### Set problem:
Below is a listing to transcribe in full and exactly; keep the pictures out.
--- begin Supplied data ---
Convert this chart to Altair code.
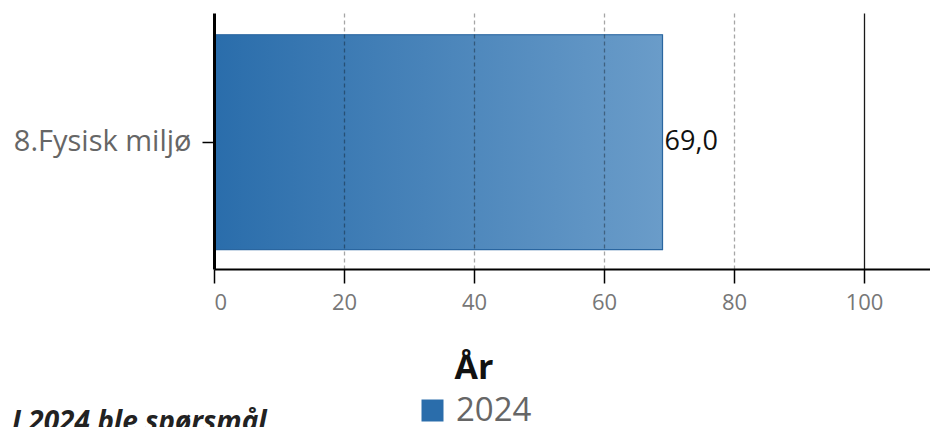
import altair as alt
import pandas as pd

categories = ["8.Fysisk miljø"]
values = [69.0]
years = ["2024"]
tick_values = [0, 20, 40, 60, 80, 100]
note_text = ["I 2024 ble spørsmål"]

df = pd.DataFrame({"kategori": categories, "verdi": values, "aar": years})

FONT = "Open Sans"

x_enc = alt.X(
    "verdi:Q",
    title=None,
    scale=alt.Scale(domain=[0, 110.15], nice=False, zero=True),
    axis=alt.Axis(
        values=tick_values,
        grid=True,
        gridColor="#000000",
        gridOpacity={"condition": {"test": "datum.value == 100", "value": 0.9}, "value": 0.35},
        gridDash={"condition": {"test": "datum.value == 100", "value": []}, "value": [4, 3]},
        gridWidth={"condition": {"test": "datum.value == 0", "value": 0}, "value": 1.3},
        domainColor="#000000",
        domainWidth=2,
        tickColor="#000000",
        tickWidth=1.5,
        tickSize=14,
        labelColor="#777777",
        labelFontSize=22,
        labelFont=FONT,
        labelPadding=9,
        zindex=1,
    ),
)

y_enc = alt.Y(
    "kategori:N",
    title=None,
    scale=alt.Scale(paddingInner=0.1, paddingOuter=0.086, align=0.53),
    axis=alt.Axis(
        domainColor="#000000",
        domainWidth=3,
        tickColor="#000000",
        tickWidth=1.5,
        tickSize=12,
        labelColor="#666666",
        labelFontSize=29,
        labelFont=FONT,
        labelPadding=11,
        zindex=2,
    ),
)

base = alt.Chart(df).encode(x=x_enc, y=y_enc)

bar_legend = base.mark_bar().encode(
    color=alt.Color(
        "aar:N",
        scale=alt.Scale(range=["#2a6dab"]),
        legend=alt.Legend(
            title="År",
            orient="none",
            legendX=202,
            legendY=339,
            titleFont=FONT,
            titleFontSize=34,
            titleFontWeight="bold",
            titleColor="#111111",
            titleAnchor="middle",
            titlePadding=8,
            labelFont=FONT,
            labelFontSize=33,
            labelColor="#666666",
            labelOffset=7,
            symbolType="square",
            symbolSize=484,
            symbolStrokeWidth=0,
            symbolOpacity=1,
        ),
    )
)

bar_grad = base.mark_bar(
    color=alt.Gradient(
        gradient="linear",
        stops=[
            alt.GradientStop(offset=0, color="#2a6dab"),
            alt.GradientStop(offset=1, color="#6a9cc9"),
        ],
        x1=0, x2=1, y1=0, y2=0,
    ),
    stroke="#2a66a0",
    strokeWidth=1.2,
)

label = base.mark_text(
    align="left", baseline="middle", dx=2, fontSize=27, font=FONT, color="#111111"
).transform_calculate(
    lbl="replace(format(datum.verdi, '.1f'), '.', ',')"
).encode(text="lbl:N")

note = alt.Chart(pd.DataFrame({"t": note_text})).mark_text(
    align="left", baseline="top", fontSize=28, font=FONT,
    fontStyle="italic", fontWeight="bold", color="#222222"
).encode(text="t:N", x=alt.value(-202), y=alt.value(396))

chart = alt.layer(bar_legend, bar_grad, label, note).properties(
    width=716,
    height=256,
    autosize=alt.AutoSizeParams(type="none"),
    padding={"left": 206, "top": 5, "right": 0, "bottom": 170},
).configure_view(stroke=None)

chart.save("out.html", embed_options={"renderer": "svg", "actions": False})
--- end Supplied data ---
### Final answer:
Convert this chart to Altair code.
import altair as alt
import pandas as pd

categories = ["8.Fysisk miljø"]
values = [69.0]
years = ["2024"]
tick_values = [0, 20, 40, 60, 80, 100]
note_text = ["I 2024 ble spørsmål"]

df = pd.DataFrame({"kategori": categories, "verdi": values, "aar": years})

FONT = "Open Sans"

x_enc = alt.X(
    "verdi:Q",
    title=None,
    scale=alt.Scale(domain=[0, 110.15], nice=False, zero=True),
    axis=alt.Axis(
        values=tick_values,
        grid=True,
        gridColor="#000000",
        gridOpacity={"condition": {"test": "datum.value == 100", "value": 0.9}, "value": 0.35},
        gridDash={"condition": {"test": "datum.value == 100", "value": []}, "value": [4, 3]},
        gridWidth={"condition": {"test": "datum.value == 0", "value": 0}, "value": 1.3},
        domainColor="#000000",
        domainWidth=2,
        tickColor="#000000",
        tickWidth=1.5,
        tickSize=14,
        labelColor="#777777",
        labelFontSize=22,
        labelFont=FONT,
        labelPadding=9,
        zindex=1,
    ),
)

y_enc = alt.Y(
    "kategori:N",
    title=None,
    scale=alt.Scale(paddingInner=0.1, paddingOuter=0.086, align=0.53),
    axis=alt.Axis(
        domainColor="#000000",
        domainWidth=3,
        tickColor="#000000",
        tickWidth=1.5,
        tickSize=12,
        labelColor="#666666",
        labelFontSize=29,
        labelFont=FONT,
        labelPadding=11,
        zindex=2,
    ),
)

base = alt.Chart(df).encode(x=x_enc, y=y_enc)

bar_legend = base.mark_bar().encode(
    color=alt.Color(
        "aar:N",
        scale=alt.Scale(range=["#2a6dab"]),
        legend=alt.Legend(
            title="År",
            orient="none",
            legendX=202,
            legendY=339,
            titleFont=FONT,
            titleFontSize=34,
            titleFontWeight="bold",
            titleColor="#111111",
            titleAnchor="middle",
            titlePadding=8,
            labelFont=FONT,
            labelFontSize=33,
            labelColor="#666666",
            labelOffset=7,
            symbolType="square",
            symbolSize=484,
            symbolStrokeWidth=0,
            symbolOpacity=1,
        ),
    )
)

bar_grad = base.mark_bar(
    color=alt.Gradient(
        gradient="linear",
        stops=[
            alt.GradientStop(offset=0, color="#2a6dab"),
            alt.GradientStop(offset=1, color="#6a9cc9"),
        ],
        x1=0, x2=1, y1=0, y2=0,
    ),
    stroke="#2a66a0",
    strokeWidth=1.2,
)

label = base.mark_text(
    align="left", baseline="middle", dx=2, fontSize=27, font=FONT, color="#111111"
).transform_calculate(
    lbl="replace(format(datum.verdi, '.1f'), '.', ',')"
).encode(text="lbl:N")

note = alt.Chart(pd.DataFrame({"t": note_text})).mark_text(
    align="left", baseline="top", fontSize=28, font=FONT,
    fontStyle="italic", fontWeight="bold", color="#222222"
).encode(text="t:N", x=alt.value(-202), y=alt.value(396))

chart = alt.layer(bar_legend, bar_grad, label, note).properties(
    width=716,
    height=256,
    autosize=alt.AutoSizeParams(type="none"),
    padding={"left": 206, "top": 5, "right": 0, "bottom": 170},
).configure_view(stroke=None)

chart.save("out.html", embed_options={"renderer": "svg", "actions": False})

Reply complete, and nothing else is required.